Fino a qualche anno fa nessuno lo avrebbe immaginato, ma i numeri non lasciano dubbi: l’esportazione di birra italiana all’estero è in continua crescita e fa segnare cifre da record. Solo nei primi cinque mesi del 2015, spiega Coldiretti sulla base dei dati Istat, si è registrato un incremento del 27% rispetto allo stesso periodo del 2014. Un dato tanto più significativo se si pensa che il 2014 aveva già segnato nelle esportazioni un aumento del 14% rispetto all’anno precedente.
Un altro elemento interessante per la nostra economia rilevato dall’associazione degli agricoltori sta nel fatto che la costante crescita delle esportazioni è dovuta al lavoro e alla diffusione sul nostro territorio dei piccoli birrifici artigianali. Con l’aggiunta, ulteriormente positiva, che queste imprese sono spesso gestite da giovani sotto i 35 anni. È soprattutto grazie a loro, stando ai dati forniti da Coldiretti, che sono state introdotte diverse innovazioni vincenti per quanto riguarda la produzione e la distribuzione di birra; per esempio, la certificazione dell’origine a chilometro zero delle materie prime e il legame diretto con le aziende agricole che le forniscono.
Così, a sorpresa, la birra italiana conquista il mercato anche in casa di bevitori e intenditori storici come quello del Regno Unito, dove arriva oltre la metà della birra italiana esportata all’estero. A sostenere la produzione artigianale di casa nostra c’è la coltivazione nazionale di orzo, arrivata nel 2014 a 860.000 tonnellate su una superficie complessiva di circa 226.000 ettari. In tal modo, la produzione annuale della bevanda artigianale raggiunge 30 milioni di litri suddivisa in circa 600 microbirrifici. Un vero e proprio boom, se si pensa che solo dieci anni fa il numero di queste aziende arrivava appena alla trentina, con una produzione quantitativamente modesta.

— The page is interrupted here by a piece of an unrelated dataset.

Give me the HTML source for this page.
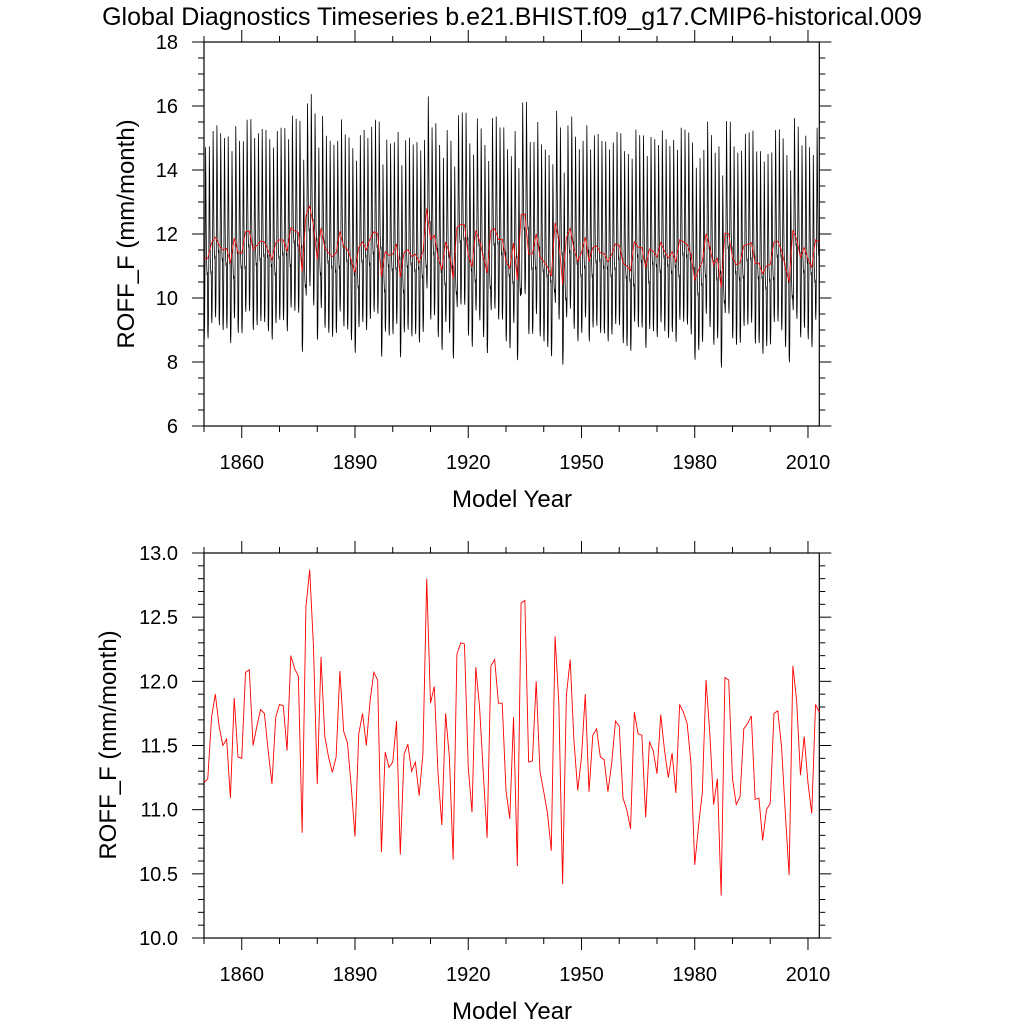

Questa crescita ha fatto sì che per la prima volta, nel 2014, le birre siano entrate nell’elenco dei prodotti tradizionali censiti dalle Regioni dove si trovano specialità come la birra di Savignone (Liguria), la birra della Valganna (Lombardia) e la birra di Fiemme (Trentino); tre preparazioni che vantano le loro caratteristiche artigianali fondate, rispettivamente, sulla leggerezza e il contenuto di vitamine, sulla qualità dell’acqua e sui pregi del lupino e dei luppoli selvatici lavorati usando tecniche e metodi di una volta.
Complessivamente, oggi l’Italia fornisce un’offerta variegata capace di soddisfare gli otre 30 milioni di appassionati bevitori di birra presenti sul territorio nazionale, dove tuttavia il consumo procapite si ferma a una media procapite di 29 litri annui. Un dato molto basso rispetto a quello di Paesi come la Repubblica Ceca con 144 litri procapite, l’Austria 107,8, la Germania 105, l'Irlanda 85,6, il Lussemburgo 85 o la Spagna 82. Tutti appassionati ai quali, sempre di più, si offre la possibilità di bere italiano.